Thursday, 31 March 2016

Onward and upward: The Grange Festival announces its first season

Michael Chance at The Grange, Credit Jason Allen Hampshire Life
Michael Chance at The Grange
Credit Jason Allen Hampshire Life
Michael Chance is the artistic director of the new Grange Festival which takes over the opera house at Northington Grange after Wasfi Kani and Grange Park Opera leave at the end of this season. As such, Chance has the unenviable task of putting together a 2017 season for a new company which will balance the books, make all the existing punters feel they want to come back, as well as attracting new ones.

The Grange Festival has just announced the plans for the 2017 season and interesting they are too, with a canny choice of operas. Two small scale ones, a popular standard and enticing concert performances which give hints of what might be to come.
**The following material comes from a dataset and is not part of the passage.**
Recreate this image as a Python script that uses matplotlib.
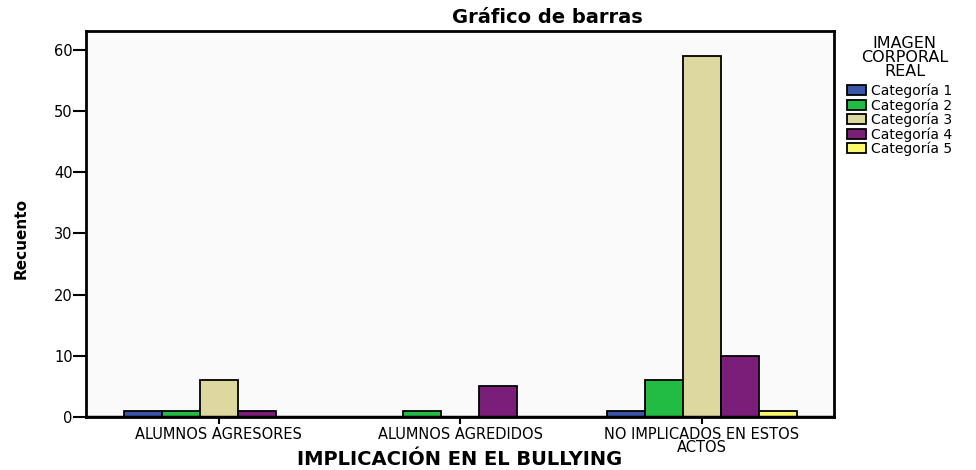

Chance puts himself in the spotlit, acting as music director for Monteverdi’s Il ritorno d'Ulisse in patria, in the 450th anniversary of the composer’s birth, and the opera is directed by British theatre director Tim Supple. Another anniversary is celebrated, with performances of Britten's Albert Herring 70 years after its debut at Glyndebourne. Both conductor Steuart Bedford and director John Copley knew Britten, so we can expect a combination of freshness and a certain sort of authenticity. The finally in the trio of operas is Bizet's Carmen, a work which is too often blown up, but responds well to smaller scale performance (the theatre at the Opera Comique isn't that big). Annabel Arden directs, with designs by Joanna Parker, and the work will be conducted by Jean-Luc Tingaud.
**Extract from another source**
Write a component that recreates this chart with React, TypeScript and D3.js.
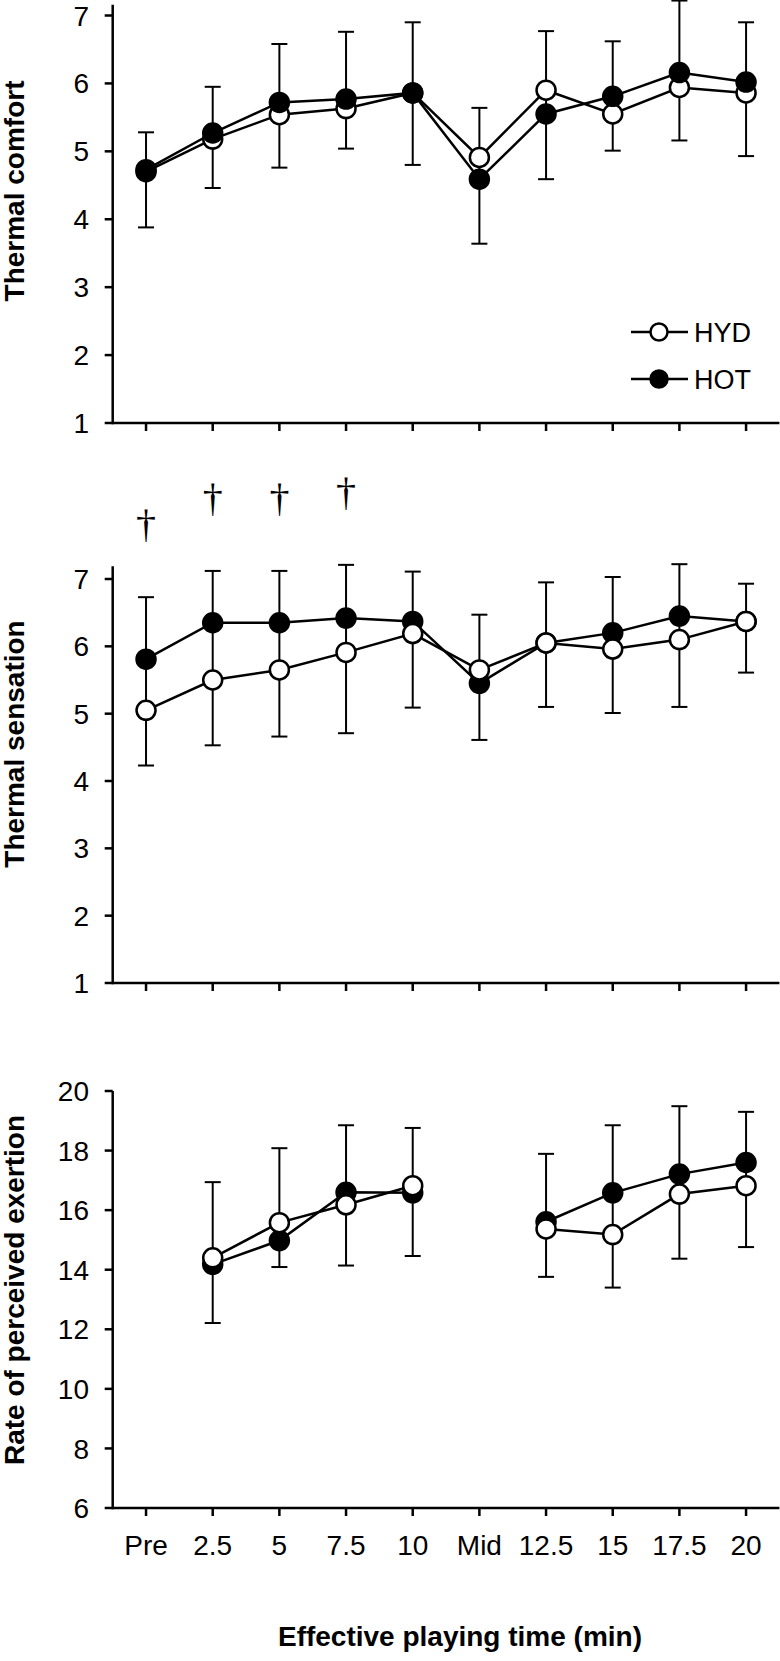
import React from "react";
import * as d3 from "d3";

const categories = ["Pre", "2.5", "5", "7.5", "10", "Mid", "12.5", "15", "17.5", "20"];

// Panel 1: Thermal comfort
const comfortHYD = [4.7, 5.18, 5.54, 5.63, 5.86, 4.91, 5.9, 5.55, 5.94, 5.86];
const comfortHOT = [4.73, 5.27, 5.72, 5.77, 5.86, 4.59, 5.55, 5.81, 6.16, 6.02];
const comfortErrTop = [5.28, 5.95, 6.58, 6.76, 6.9, 5.64, 6.77, 6.62, 7.22, 6.9];
const comfortErrBottom = [3.88, 4.46, 4.76, 5.04, 4.8, 3.64, 4.59, 5.01, 5.16, 4.93];
const comfortTicks = [1, 2, 3, 4, 5, 6, 7];

// Panel 2: Thermal sensation
const sensationHYD = [5.05, 5.5, 5.65, 5.91, 6.19, 5.65, 6.05, 5.96, 6.1, 6.37];
const sensationHOT = [5.81, 6.35, 6.35, 6.42, 6.37, 5.45, 6.05, 6.2, 6.45, 6.37];
const sensationErrTop = [6.73, 7.12, 7.12, 7.21, 7.11, 6.47, 6.95, 7.03, 7.22, 6.93];
const sensationErrBottom = [4.23, 4.53, 4.66, 4.71, 5.09, 4.61, 5.1, 5.01, 5.1, 5.61];
const sensationSig = ["†", "†", "†", "†", "", "", "", "", "", ""];
const sensationTicks = [1, 2, 3, 4, 5, 6, 7];

// Panel 3: Rate of perceived exertion
const rpeHYD = [null, 14.4, 15.58, 16.18, 16.82, null, 15.37, 15.18, 16.54, 16.82];
const rpeHOT = [null, 14.18, 14.98, 16.6, 16.58, null, 15.61, 16.58, 17.21, 17.6];
const rpeErrTop = [null, 16.94, 18.08, 18.85, 18.76, null, 17.89, 18.85, 19.49, 19.3];
const rpeErrBottom = [null, 12.21, 14.09, 14.14, 14.46, null, 13.76, 13.4, 14.37, 14.76];
const rpeTicks = [6, 8, 10, 12, 14, 16, 18, 20];

const seriesNames = ["HYD", "HOT"];
const xTitle = "Effective playing time (min)";

const FONT = "Arial, 'Liberation Sans', Helvetica, sans-serif";
const AXIS_X = 112.7;
const AXIS_RIGHT = 779.4;

const x = d3.scaleBand<string>().domain(categories).range([AXIS_X, AXIS_RIGHT]).padding(0);
const cx = (c: string) => (x(c) as number) + x.bandwidth() / 2;

type Panel = {
  title: string;
  titleY: number;
  domain: [number, number];
  range: [number, number];
  axisTopValue: number;
  ticks: number[];
  hyd: (number | null)[];
  hot: (number | null)[];
  errTop: (number | null)[];
  errBottom: (number | null)[];
  hotOnTop: boolean;
  sig?: string[];
  showXLabels: boolean;
  legend?: boolean;
};

const panels: Panel[] = [
  {
    title: "Thermal comfort",
    titleY: 191,
    domain: [1, 7],
    range: [423, 15.5],
    axisTopValue: 7.16,
    ticks: comfortTicks,
    hyd: comfortHYD,
    hot: comfortHOT,
    errTop: comfortErrTop,
    errBottom: comfortErrBottom,
    hotOnTop: true,
    showXLabels: false,
    legend: true,
  },
  {
    title: "Thermal sensation",
    titleY: 744,
    domain: [1, 7],
    range: [983, 579],
    axisTopValue: 7.19,
    ticks: sensationTicks,
    hyd: sensationHYD,
    hot: sensationHOT,
    errTop: sensationErrTop,
    errBottom: sensationErrBottom,
    hotOnTop: false,
    sig: sensationSig,
    showXLabels: false,
  },
  {
    title: "Rate of perceived exertion",
    titleY: 1290,
    domain: [6, 20],
    range: [1508, 1091],
    axisTopValue: 20,
    ticks: rpeTicks,
    hyd: rpeHYD,
    hot: rpeHOT,
    errTop: rpeErrTop,
    errBottom: rpeErrBottom,
    hotOnTop: false,
    showXLabels: true,
  },
];

function PanelView({ p }: { p: Panel }) {
  const y = d3.scaleLinear().domain(p.domain).range(p.range);
  const y0 = p.range[0];
  const line = d3
    .line<number | null>()
    .defined((d) => d !== null)
    .x((_, i) => cx(categories[i]))
    .y((d) => y(d as number));

  const series = [
    { name: seriesNames[0], values: p.hyd, fill: "#fff" },
    { name: seriesNames[1], values: p.hot, fill: "#000" },
  ];
  const ordered = p.hotOnTop ? series : [series[1], series[0]];

  return (
    <g>
      {/* y axis */}
      <line x1={AXIS_X} x2={AXIS_X} y1={y(p.axisTopValue)} y2={y0 + 1.25} stroke="#000" strokeWidth={2.5} />
      {p.ticks.map((t) => (
        <g key={t}>
          <line x1={AXIS_X - 8} x2={AXIS_X} y1={y(t)} y2={y(t)} stroke="#000" strokeWidth={2.5} />
          <text x={89} y={y(t)} dy="0.36em" textAnchor="end" fontSize={28} fontFamily={FONT}>
            {t}
          </text>
        </g>
      ))}
      {/* x axis */}
      <line x1={AXIS_X} x2={AXIS_RIGHT} y1={y0} y2={y0} stroke="#000" strokeWidth={2.5} />
      {categories.map((c) => (
        <g key={c}>
          <line x1={cx(c)} x2={cx(c)} y1={y0} y2={y0 + 8} stroke="#000" strokeWidth={2.5} />
          {p.showXLabels && (
            <text x={cx(c)} y={y0 + 47} textAnchor="middle" fontSize={28} fontFamily={FONT}>
              {c}
            </text>
          )}
        </g>
      ))}
      {/* y title */}
      <text
        transform={`translate(24,${p.titleY}) rotate(-90)`}
        textAnchor="middle"
        fontSize={28}
        fontWeight="bold"
        fontFamily={FONT}
      >
        {p.title}
      </text>
      {/* error bars */}
      {categories.map((c, i) => {
        const top = p.errTop[i];
        const bot = p.errBottom[i];
        if (top === null || bot === null) return null;
        const X = cx(c);
        return (
          <g key={"e" + c} stroke="#000" strokeWidth={2}>
            <line x1={X} x2={X} y1={y(top)} y2={y(bot)} />
            <line x1={X - 8} x2={X + 8} y1={y(top)} y2={y(top)} />
            <line x1={X - 8} x2={X + 8} y1={y(bot)} y2={y(bot)} />
          </g>
        );
      })}
      {/* significance */}
      {p.sig &&
        categories.map((c, i) =>
          p.sig![i] ? (
            <text
              key={"s" + c}
              x={cx(c)}
              y={y(p.errTop[i] as number) - 60}
              textAnchor="middle"
              fontSize={40}
              fontFamily="'Liberation Serif', 'Times New Roman', serif"
            >
              {p.sig![i]}
            </text>
          ) : null
        )}
      {/* lines and markers */}
      {ordered.map((s) => (
        <g key={s.name}>
          <path d={line(s.values) || ""} fill="none" stroke="#000" strokeWidth={2.5} />
          {s.values.map((v, i) =>
            v === null ? null : (
              <circle key={i} cx={cx(categories[i])} cy={y(v)} r={9.5} fill={s.fill} stroke="#000" strokeWidth={2.5} />
            )
          )}
        </g>
      ))}
      {p.legend && (
        <g>
          {series.map((s, k) => {
            const ly = 332 + k * 47;
            return (
              <g key={s.name}>
                <line x1={631} x2={688} y1={ly} y2={ly} stroke="#000" strokeWidth={2.5} />
                <circle cx={659} cy={ly} r={8.5} fill={s.fill} stroke="#000" strokeWidth={2.5} />
                <text x={694} y={ly} dy="0.36em" fontSize={27} fontFamily={FONT}>
                  {s.name}
                </text>
              </g>
            );
          })}
        </g>
      )}
    </g>
  );
}

export default function App() {
  return (
    <div style={{ position: "absolute", left: 0, top: 0 }}>
      <svg width={780} height={1661} viewBox="0 0 780 1661" style={{ display: "block", background: "#fff" }}>
        <rect x={0} y={0} width={780} height={1661} fill="#fff" />
        {panels.map((p) => (
          <PanelView key={p.title} p={p} />
        ))}
        <text x={460} y={1646} textAnchor="middle" fontSize={28} fontWeight="bold" fontFamily={FONT}>
          {xTitle}
        </text>
      </svg>
    </div>
  );
}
As an extra treat there are two concert performances of Mozart's Cosi fan tutte from Teodor Currentzis and his Musica Aeterna, the company based in Perm (in the Urals) where the recent studio recordings of the Mozart/Da Ponte trilogy on Sony came from.

Of course much will depend on the casting, and any new artistic director of an enterprise like the Grange Festival will be looked upon to open their address book and persuade friends to participate. Let us hope that Michael Chance has more treats in store, but his first season looks set for some delights.